— Start of DATASET EXCERPT —

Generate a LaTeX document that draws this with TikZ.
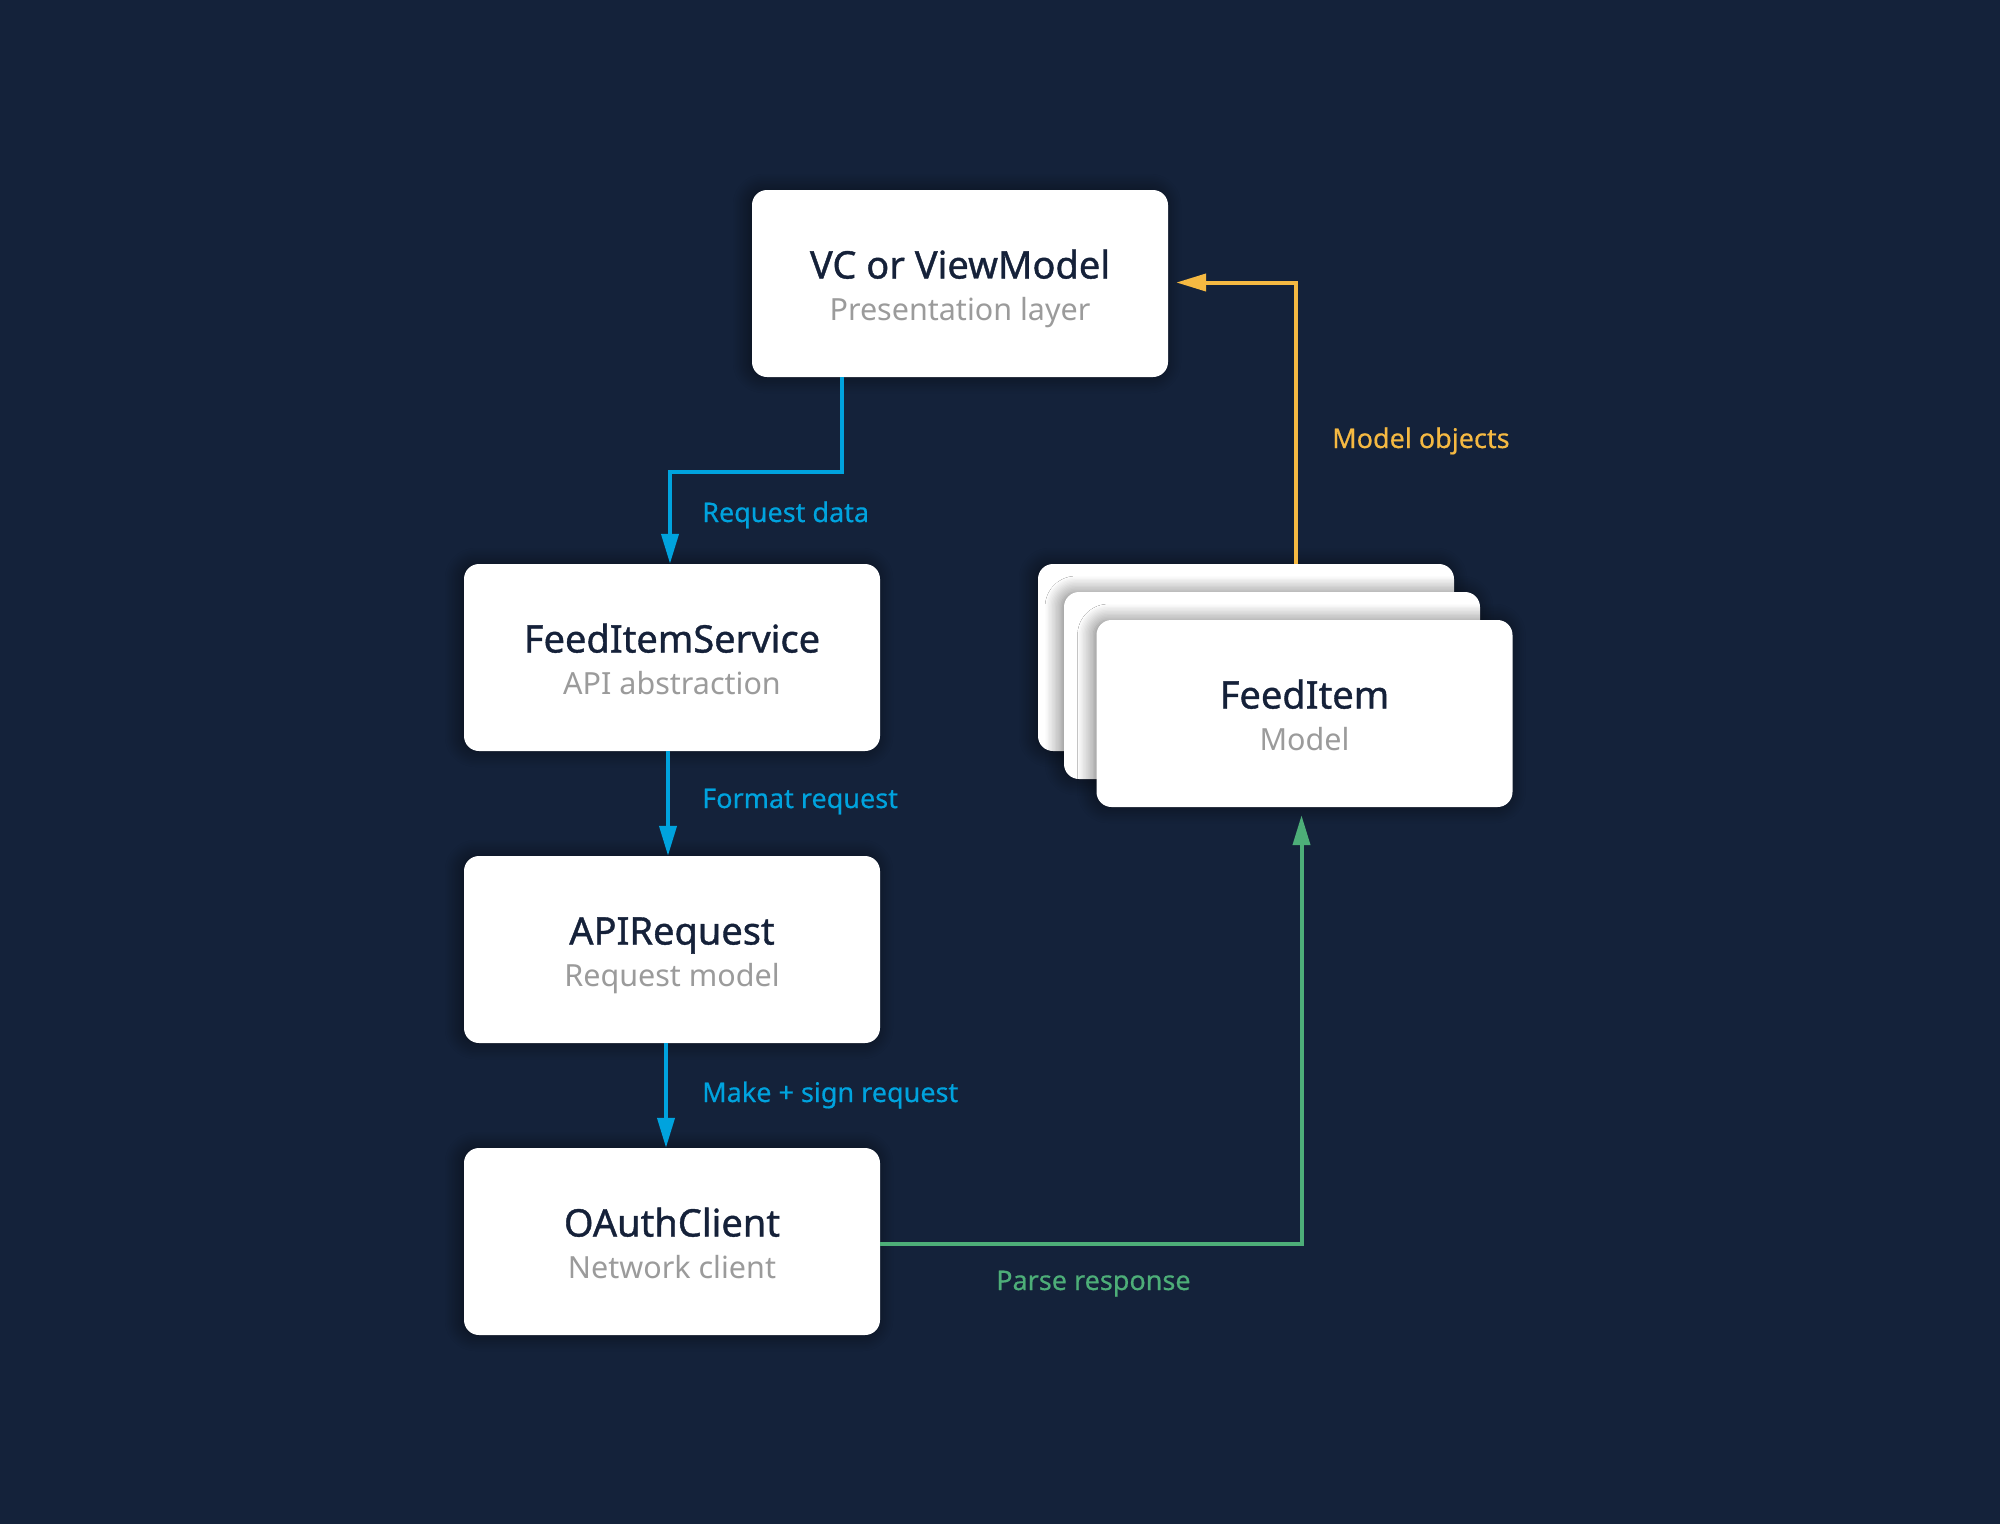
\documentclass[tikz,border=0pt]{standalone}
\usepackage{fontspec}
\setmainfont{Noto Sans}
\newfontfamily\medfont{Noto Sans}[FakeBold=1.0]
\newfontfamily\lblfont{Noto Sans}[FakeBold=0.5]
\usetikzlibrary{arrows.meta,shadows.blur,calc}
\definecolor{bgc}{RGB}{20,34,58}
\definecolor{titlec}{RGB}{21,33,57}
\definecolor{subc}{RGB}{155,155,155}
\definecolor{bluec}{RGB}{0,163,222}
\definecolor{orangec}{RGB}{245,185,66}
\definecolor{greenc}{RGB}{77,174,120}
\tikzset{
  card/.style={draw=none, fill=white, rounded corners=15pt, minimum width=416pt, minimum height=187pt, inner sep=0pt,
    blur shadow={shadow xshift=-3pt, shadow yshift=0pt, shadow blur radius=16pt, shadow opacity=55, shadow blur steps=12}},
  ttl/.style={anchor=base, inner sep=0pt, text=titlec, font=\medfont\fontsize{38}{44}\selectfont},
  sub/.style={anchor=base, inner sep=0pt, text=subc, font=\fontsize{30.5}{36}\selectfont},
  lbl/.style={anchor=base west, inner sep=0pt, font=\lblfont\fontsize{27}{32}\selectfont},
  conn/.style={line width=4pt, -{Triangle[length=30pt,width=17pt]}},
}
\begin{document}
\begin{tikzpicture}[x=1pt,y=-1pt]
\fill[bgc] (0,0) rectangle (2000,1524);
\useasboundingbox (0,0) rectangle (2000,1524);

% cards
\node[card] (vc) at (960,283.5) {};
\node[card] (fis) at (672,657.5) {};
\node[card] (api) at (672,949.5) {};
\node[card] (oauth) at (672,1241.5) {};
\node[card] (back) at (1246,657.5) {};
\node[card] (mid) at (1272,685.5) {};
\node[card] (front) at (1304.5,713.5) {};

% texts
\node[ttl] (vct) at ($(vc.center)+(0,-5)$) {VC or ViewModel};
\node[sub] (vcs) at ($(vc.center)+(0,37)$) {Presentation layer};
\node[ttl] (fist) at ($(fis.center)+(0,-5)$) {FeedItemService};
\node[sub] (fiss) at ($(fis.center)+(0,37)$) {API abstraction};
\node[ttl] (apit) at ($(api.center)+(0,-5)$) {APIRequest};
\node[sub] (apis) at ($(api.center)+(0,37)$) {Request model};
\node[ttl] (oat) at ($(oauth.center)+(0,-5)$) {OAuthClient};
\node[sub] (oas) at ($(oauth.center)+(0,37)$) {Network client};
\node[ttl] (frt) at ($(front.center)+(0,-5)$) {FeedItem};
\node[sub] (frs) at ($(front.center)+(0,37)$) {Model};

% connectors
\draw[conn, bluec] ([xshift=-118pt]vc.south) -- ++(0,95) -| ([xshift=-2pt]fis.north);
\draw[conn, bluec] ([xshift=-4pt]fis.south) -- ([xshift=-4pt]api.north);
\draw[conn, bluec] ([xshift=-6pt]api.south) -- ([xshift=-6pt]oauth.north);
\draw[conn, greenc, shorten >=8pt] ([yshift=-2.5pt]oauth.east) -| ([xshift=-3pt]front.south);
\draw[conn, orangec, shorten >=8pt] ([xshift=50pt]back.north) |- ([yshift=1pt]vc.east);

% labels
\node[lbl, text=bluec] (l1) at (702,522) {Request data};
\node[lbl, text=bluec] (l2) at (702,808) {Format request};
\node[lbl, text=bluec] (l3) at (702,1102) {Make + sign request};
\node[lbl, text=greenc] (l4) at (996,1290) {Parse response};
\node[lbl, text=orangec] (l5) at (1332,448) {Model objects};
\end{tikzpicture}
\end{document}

— End of DATASET EXCERPT —

**WRITTEN PROBLEM**
Leave every image out, and retype the material exactly.

**PROBLEM SOLUTION**
Generate a LaTeX document that draws this with TikZ.
\documentclass[tikz,border=0pt]{standalone}
\usepackage{fontspec}
\setmainfont{Noto Sans}
\newfontfamily\medfont{Noto Sans}[FakeBold=1.0]
\newfontfamily\lblfont{Noto Sans}[FakeBold=0.5]
\usetikzlibrary{arrows.meta,shadows.blur,calc}
\definecolor{bgc}{RGB}{20,34,58}
\definecolor{titlec}{RGB}{21,33,57}
\definecolor{subc}{RGB}{155,155,155}
\definecolor{bluec}{RGB}{0,163,222}
\definecolor{orangec}{RGB}{245,185,66}
\definecolor{greenc}{RGB}{77,174,120}
\tikzset{
  card/.style={draw=none, fill=white, rounded corners=15pt, minimum width=416pt, minimum height=187pt, inner sep=0pt,
    blur shadow={shadow xshift=-3pt, shadow yshift=0pt, shadow blur radius=16pt, shadow opacity=55, shadow blur steps=12}},
  ttl/.style={anchor=base, inner sep=0pt, text=titlec, font=\medfont\fontsize{38}{44}\selectfont},
  sub/.style={anchor=base, inner sep=0pt, text=subc, font=\fontsize{30.5}{36}\selectfont},
  lbl/.style={anchor=base west, inner sep=0pt, font=\lblfont\fontsize{27}{32}\selectfont},
  conn/.style={line width=4pt, -{Triangle[length=30pt,width=17pt]}},
}
\begin{document}
\begin{tikzpicture}[x=1pt,y=-1pt]
\fill[bgc] (0,0) rectangle (2000,1524);
\useasboundingbox (0,0) rectangle (2000,1524);

% cards
\node[card] (vc) at (960,283.5) {};
\node[card] (fis) at (672,657.5) {};
\node[card] (api) at (672,949.5) {};
\node[card] (oauth) at (672,1241.5) {};
\node[card] (back) at (1246,657.5) {};
\node[card] (mid) at (1272,685.5) {};
\node[card] (front) at (1304.5,713.5) {};

% texts
\node[ttl] (vct) at ($(vc.center)+(0,-5)$) {VC or ViewModel};
\node[sub] (vcs) at ($(vc.center)+(0,37)$) {Presentation layer};
\node[ttl] (fist) at ($(fis.center)+(0,-5)$) {FeedItemService};
\node[sub] (fiss) at ($(fis.center)+(0,37)$) {API abstraction};
\node[ttl] (apit) at ($(api.center)+(0,-5)$) {APIRequest};
\node[sub] (apis) at ($(api.center)+(0,37)$) {Request model};
\node[ttl] (oat) at ($(oauth.center)+(0,-5)$) {OAuthClient};
\node[sub] (oas) at ($(oauth.center)+(0,37)$) {Network client};
\node[ttl] (frt) at ($(front.center)+(0,-5)$) {FeedItem};
\node[sub] (frs) at ($(front.center)+(0,37)$) {Model};

% connectors
\draw[conn, bluec] ([xshift=-118pt]vc.south) -- ++(0,95) -| ([xshift=-2pt]fis.north);
\draw[conn, bluec] ([xshift=-4pt]fis.south) -- ([xshift=-4pt]api.north);
\draw[conn, bluec] ([xshift=-6pt]api.south) -- ([xshift=-6pt]oauth.north);
\draw[conn, greenc, shorten >=8pt] ([yshift=-2.5pt]oauth.east) -| ([xshift=-3pt]front.south);
\draw[conn, orangec, shorten >=8pt] ([xshift=50pt]back.north) |- ([yshift=1pt]vc.east);

% labels
\node[lbl, text=bluec] (l1) at (702,522) {Request data};
\node[lbl, text=bluec] (l2) at (702,808) {Format request};
\node[lbl, text=bluec] (l3) at (702,1102) {Make + sign request};
\node[lbl, text=greenc] (l4) at (996,1290) {Parse response};
\node[lbl, text=orangec] (l5) at (1332,448) {Model objects};
\end{tikzpicture}
\end{document}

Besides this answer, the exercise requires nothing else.